> Task
Can you transcribe the data exactly? Leave the pictures out.
[Raw data start]
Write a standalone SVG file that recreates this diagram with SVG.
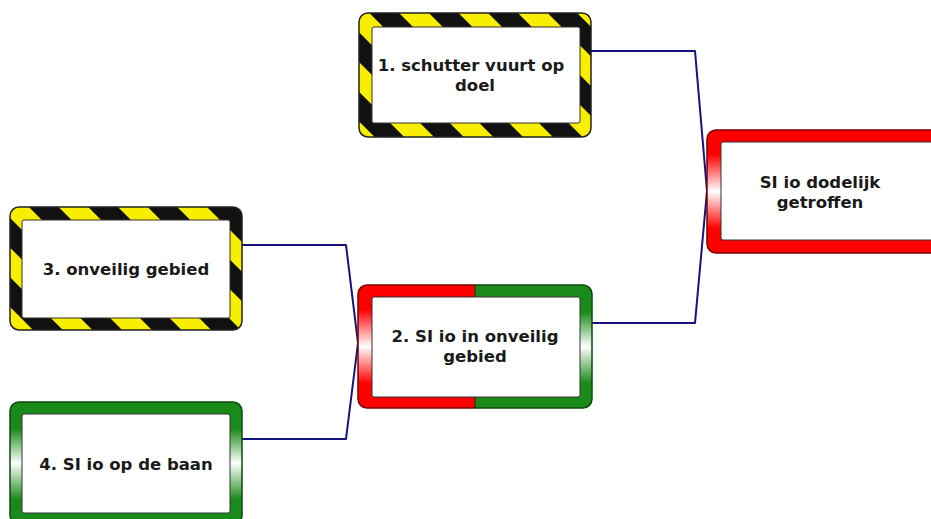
<svg xmlns="http://www.w3.org/2000/svg" width="931" height="519" viewBox="0 0 931 519">
<defs>
<pattern id="hazard" patternUnits="userSpaceOnUse" width="42" height="42" patternTransform="rotate(-45)">
<rect x="0" y="0" width="42" height="42" fill="#f7ee00"/>
<rect x="0" y="0" width="21" height="42" fill="#111"/>
</pattern>
<linearGradient id="redg" x1="0" y1="0" x2="0" y2="1">
<stop offset="0" stop-color="#ff0000"/>
<stop offset="0.2" stop-color="#ff0000"/>
<stop offset="0.5" stop-color="#ffffff"/>
<stop offset="0.8" stop-color="#ff0000"/>
<stop offset="1" stop-color="#ff0000"/>
</linearGradient>
<linearGradient id="greeng" x1="0" y1="0" x2="0" y2="1">
<stop offset="0" stop-color="#1a8a1a"/>
<stop offset="0.22" stop-color="#1a8a1a"/>
<stop offset="0.5" stop-color="#ffffff"/>
<stop offset="0.8" stop-color="#1a8a1a"/>
<stop offset="1" stop-color="#1a8a1a"/>
</linearGradient>
<clipPath id="leftHalf"><rect x="350" y="270" width="125" height="150"/></clipPath>
<clipPath id="rightHalf"><rect x="475" y="270" width="130" height="150"/></clipPath>
</defs>
<style>
.haz{fill:url(#hazard);stroke:#222;stroke-width:1.5}
.red{fill:url(#redg);stroke:#7a0000;stroke-width:1.5}
.green{fill:url(#greeng);stroke:#0b4a0b;stroke-width:1.5}
.inner{fill:#ffffff;stroke:#333;stroke-width:1}
.lbl{font-family:"DejaVu Sans",Verdana,sans-serif;font-weight:bold;font-size:16.5px;fill:#1a1a1a;text-anchor:middle}
.conn{fill:none;stroke:#14147a;stroke-width:2;stroke-linejoin:round}
</style>
<rect width="931" height="519" fill="#ffffff"/>
<g id="connectors">
<polyline class="conn" points="590,51 695,51 707,191"/>
<polyline class="conn" points="592,323 695,323 707,191"/>
<polyline class="conn" points="242,245 346,245 358,343"/>
<polyline class="conn" points="242,439 346,439 358,343"/>
</g>
<g id="node1">
<rect class="haz" x="359" y="13" width="232" height="124" rx="9"/>
<rect class="inner" x="372" y="27" width="208" height="96" rx="2"/>
<text class="lbl" x="471" y="71">1. schutter vuurt op</text>
<text class="lbl" x="475" y="91">doel</text>
</g>
<g id="nodeTop">
<rect class="red" x="707" y="130" width="232" height="123" rx="9"/>
<rect class="inner" x="721" y="142" width="220" height="98" rx="2"/>
<text class="lbl" x="820" y="188">SI io dodelijk</text>
<text class="lbl" x="820" y="208">getroffen</text>
</g>
<g id="node3">
<rect class="haz" x="10" y="207" width="232" height="123" rx="9"/>
<rect class="inner" x="22" y="220" width="208" height="98" rx="2"/>
<text class="lbl" x="126" y="275">3. onveilig gebied</text>
</g>
<g id="node2">
<rect class="red" x="358" y="285" width="234" height="123" rx="9" clip-path="url(#leftHalf)"/>
<rect class="green" x="358" y="285" width="234" height="123" rx="9" clip-path="url(#rightHalf)"/>
<line x1="475" y1="285" x2="475" y2="408" stroke="#222" stroke-width="1"/>
<rect class="inner" x="372" y="297" width="208" height="100" rx="2"/>
<text class="lbl" x="475" y="342">2. SI io in onveilig</text>
<text class="lbl" x="475" y="362">gebied</text>
</g>
<g id="node4">
<rect class="green" x="10" y="402" width="232" height="122" rx="9"/>
<rect class="inner" x="22" y="414" width="208" height="99" rx="2"/>
<text class="lbl" x="126" y="470">4. SI io op de baan</text>
</g>
</svg>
[Raw data end]
> Answer to the problem
Write a standalone SVG file that recreates this diagram with SVG.
<svg xmlns="http://www.w3.org/2000/svg" width="931" height="519" viewBox="0 0 931 519">
<defs>
<pattern id="hazard" patternUnits="userSpaceOnUse" width="42" height="42" patternTransform="rotate(-45)">
<rect x="0" y="0" width="42" height="42" fill="#f7ee00"/>
<rect x="0" y="0" width="21" height="42" fill="#111"/>
</pattern>
<linearGradient id="redg" x1="0" y1="0" x2="0" y2="1">
<stop offset="0" stop-color="#ff0000"/>
<stop offset="0.2" stop-color="#ff0000"/>
<stop offset="0.5" stop-color="#ffffff"/>
<stop offset="0.8" stop-color="#ff0000"/>
<stop offset="1" stop-color="#ff0000"/>
</linearGradient>
<linearGradient id="greeng" x1="0" y1="0" x2="0" y2="1">
<stop offset="0" stop-color="#1a8a1a"/>
<stop offset="0.22" stop-color="#1a8a1a"/>
<stop offset="0.5" stop-color="#ffffff"/>
<stop offset="0.8" stop-color="#1a8a1a"/>
<stop offset="1" stop-color="#1a8a1a"/>
</linearGradient>
<clipPath id="leftHalf"><rect x="350" y="270" width="125" height="150"/></clipPath>
<clipPath id="rightHalf"><rect x="475" y="270" width="130" height="150"/></clipPath>
</defs>
<style>
.haz{fill:url(#hazard);stroke:#222;stroke-width:1.5}
.red{fill:url(#redg);stroke:#7a0000;stroke-width:1.5}
.green{fill:url(#greeng);stroke:#0b4a0b;stroke-width:1.5}
.inner{fill:#ffffff;stroke:#333;stroke-width:1}
.lbl{font-family:"DejaVu Sans",Verdana,sans-serif;font-weight:bold;font-size:16.5px;fill:#1a1a1a;text-anchor:middle}
.conn{fill:none;stroke:#14147a;stroke-width:2;stroke-linejoin:round}
</style>
<rect width="931" height="519" fill="#ffffff"/>
<g id="connectors">
<polyline class="conn" points="590,51 695,51 707,191"/>
<polyline class="conn" points="592,323 695,323 707,191"/>
<polyline class="conn" points="242,245 346,245 358,343"/>
<polyline class="conn" points="242,439 346,439 358,343"/>
</g>
<g id="node1">
<rect class="haz" x="359" y="13" width="232" height="124" rx="9"/>
<rect class="inner" x="372" y="27" width="208" height="96" rx="2"/>
<text class="lbl" x="471" y="71">1. schutter vuurt op</text>
<text class="lbl" x="475" y="91">doel</text>
</g>
<g id="nodeTop">
<rect class="red" x="707" y="130" width="232" height="123" rx="9"/>
<rect class="inner" x="721" y="142" width="220" height="98" rx="2"/>
<text class="lbl" x="820" y="188">SI io dodelijk</text>
<text class="lbl" x="820" y="208">getroffen</text>
</g>
<g id="node3">
<rect class="haz" x="10" y="207" width="232" height="123" rx="9"/>
<rect class="inner" x="22" y="220" width="208" height="98" rx="2"/>
<text class="lbl" x="126" y="275">3. onveilig gebied</text>
</g>
<g id="node2">
<rect class="red" x="358" y="285" width="234" height="123" rx="9" clip-path="url(#leftHalf)"/>
<rect class="green" x="358" y="285" width="234" height="123" rx="9" clip-path="url(#rightHalf)"/>
<line x1="475" y1="285" x2="475" y2="408" stroke="#222" stroke-width="1"/>
<rect class="inner" x="372" y="297" width="208" height="100" rx="2"/>
<text class="lbl" x="475" y="342">2. SI io in onveilig</text>
<text class="lbl" x="475" y="362">gebied</text>
</g>
<g id="node4">
<rect class="green" x="10" y="402" width="232" height="122" rx="9"/>
<rect class="inner" x="22" y="414" width="208" height="99" rx="2"/>
<text class="lbl" x="126" y="470">4. SI io op de baan</text>
</g>
</svg>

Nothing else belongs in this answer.